TMDQA!: Vocês já estão juntando ideias para um novo álbum? Podemos esperar que ele saia neste ano ou acha que pode demorar um pouco mais?
Jeph: Nós já temos mais de 20 ideias para músicas e continuamos escrevendo enquanto estamos em turnê, e vamos voltar ao estúdio ainda esse ano, mas acredito que só teremos um álbum pronto no ano que vem.
TMDQA!: Você ficou sabendo do episódio envolvendo o vocalista do The Story So Far e uma fã em um show deles? O cara deu uma voadora nela só por ela ter subido no palco pra fazer uma selfie. Como você faz parte dessa cena há muito tempo, gostaríamos de saber o que acha dessa situação. É uma pergunta ‘por fora’, não vamos publicá-la. É que estamos curiosos para saber como membros de outras bandas enxergam esse tipo de atitude.

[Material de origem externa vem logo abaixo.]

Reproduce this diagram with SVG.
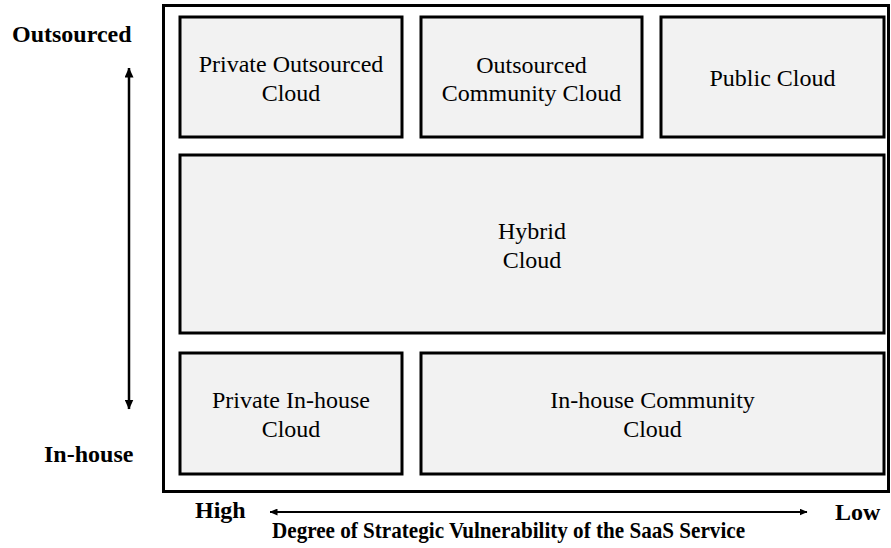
<svg xmlns="http://www.w3.org/2000/svg" width="891" height="548" viewBox="0 0 891 548">
<style>
.box{fill:#f2f2f2;stroke:#000;stroke-width:3}
.t{font-family:"Liberation Serif","Times New Roman",serif;font-size:24px;fill:#000;text-anchor:middle}
.b{font-family:"Liberation Serif","Times New Roman",serif;font-size:24px;font-weight:bold;fill:#000}
.ax{stroke:#000;fill:none}
</style>
<defs>
<marker id="ahv" viewBox="0 0 10 9" refX="9.5" refY="4.5" markerWidth="10" markerHeight="9" markerUnits="userSpaceOnUse" orient="auto-start-reverse">
<path d="M0,0 L10,4.5 L0,9 Z" fill="#000"/>
</marker>
<marker id="ahh" viewBox="0 0 8 7" refX="7.5" refY="3.5" markerWidth="8" markerHeight="7" markerUnits="userSpaceOnUse" orient="auto-start-reverse">
<path d="M0,0 L8,3.5 L0,7 Z" fill="#000"/>
</marker>
</defs>
<rect id="frame" x="163.5" y="5.5" width="725" height="486" fill="#fff" stroke="#000" stroke-width="3"/>
<g id="private-outsourced">
<rect class="box" x="180" y="17" width="222" height="120"/>
<text class="t" x="291" y="72">Private Outsourced</text>
<text class="t" x="291" y="101">Cloud</text>
</g>
<g id="outsourced-community">
<rect class="box" x="421" y="17" width="221" height="120"/>
<text class="t" x="531.5" y="73">Outsourced</text>
<text class="t" x="531.5" y="101">Community Cloud</text>
</g>
<g id="public">
<rect class="box" x="661" y="17" width="223" height="120"/>
<text class="t" x="772.5" y="86">Public Cloud</text>
</g>
<g id="hybrid">
<rect class="box" x="180" y="155" width="704" height="178"/>
<text class="t" x="532" y="239">Hybrid</text>
<text class="t" x="532" y="268">Cloud</text>
</g>
<g id="private-inhouse">
<rect class="box" x="180" y="353" width="222" height="121"/>
<text class="t" x="291" y="408">Private In-house</text>
<text class="t" x="291" y="437">Cloud</text>
</g>
<g id="inhouse-community">
<rect class="box" x="421" y="353" width="463" height="121"/>
<text class="t" x="652.5" y="408">In-house Community</text>
<text class="t" x="652.5" y="437">Cloud</text>
</g>
<g id="connectors">
<line class="ax" stroke-width="2.5" x1="129" y1="68" x2="129" y2="409" marker-start="url(#ahv)" marker-end="url(#ahv)"/>
<line class="ax" stroke-width="2" x1="270" y1="512" x2="807" y2="512" marker-start="url(#ahh)" marker-end="url(#ahh)"/>
</g>
<g id="labels">
<text class="b" x="12" y="42">Outsourced</text>
<text class="b" x="44" y="462">In-house</text>
<text class="b" x="195" y="518">High</text>
<text class="b" x="835" y="520">Low</text>
<text class="b" x="272" y="538" textLength="473" lengthAdjust="spacingAndGlyphs">Degree of Strategic Vulnerability of the SaaS Service</text>
</g>
</svg>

Jeph: Não fiquei sabendo não, ele chutou a menina pra fora do palco??? Uau… antes de tudo, esse cara é um otário. Tipo, um grande otário. Pode publicar aí, não me importo! Esse tipo de coisa não se faz, ainda mais com uma menina. Mas vou te dizer uma coisa: ela também tinha que ter consciência do que poderia acontecer.
Não estou defendendo ele, mas se ela sobe no palco e atrapalha o show pra banda e pros fãs, tudo por um breve momento de prazer egoísta, ela pode ter certeza de que pouca gente vai gostar disso. Acho que muita gente está assistindo a shows pelo celular e esquecendo de viver a experiência. O cara é um otário, mas essa fã não devia ter feito isso pra começar.
TMDQA!: A última vez que o The Used veio ao Brasil foi em 2012, abrindo shows para o Evanescence. Acredita que voltarão em breve? Existem planos para uma visita no futuro próximo?
Jeph: Te digo que tenho tentado muito, de verdade. Tenho falado para o nosso empresário, “Cara, por favor! Precisamos voltar!” (risos). O problema é que é muito caro, temos que ter promotores aí do Brasil interessados em nos levar até vocês.
TMDQA!: Parece mesmo ser financeiramente difícil. Em outra entrevista que fizemos, nos sugeriram que os voos caros podem ser um motivo para não recebermos tantas bandas quanto gostaríamos, mesmo tendo público para elas.
Jeph: Exatamente, só para pagar o custo de transportar banda, equipe, instrumentos e equipamentos de som já precisamos que os shows sejam um sucesso de público em lugares não muito pequenos. Dependendo da banda ou da cidade, isso não é viável.
TMDQA!: Você tem mais discos que amigos?
Jeph: Bem, eu tenho mais discos, mas é porque meu lado social é bem triste. Tirando as pessoas envolvidas com a banda, eu só tenho três amigos em minha cidade, e um deles é a minha esposa!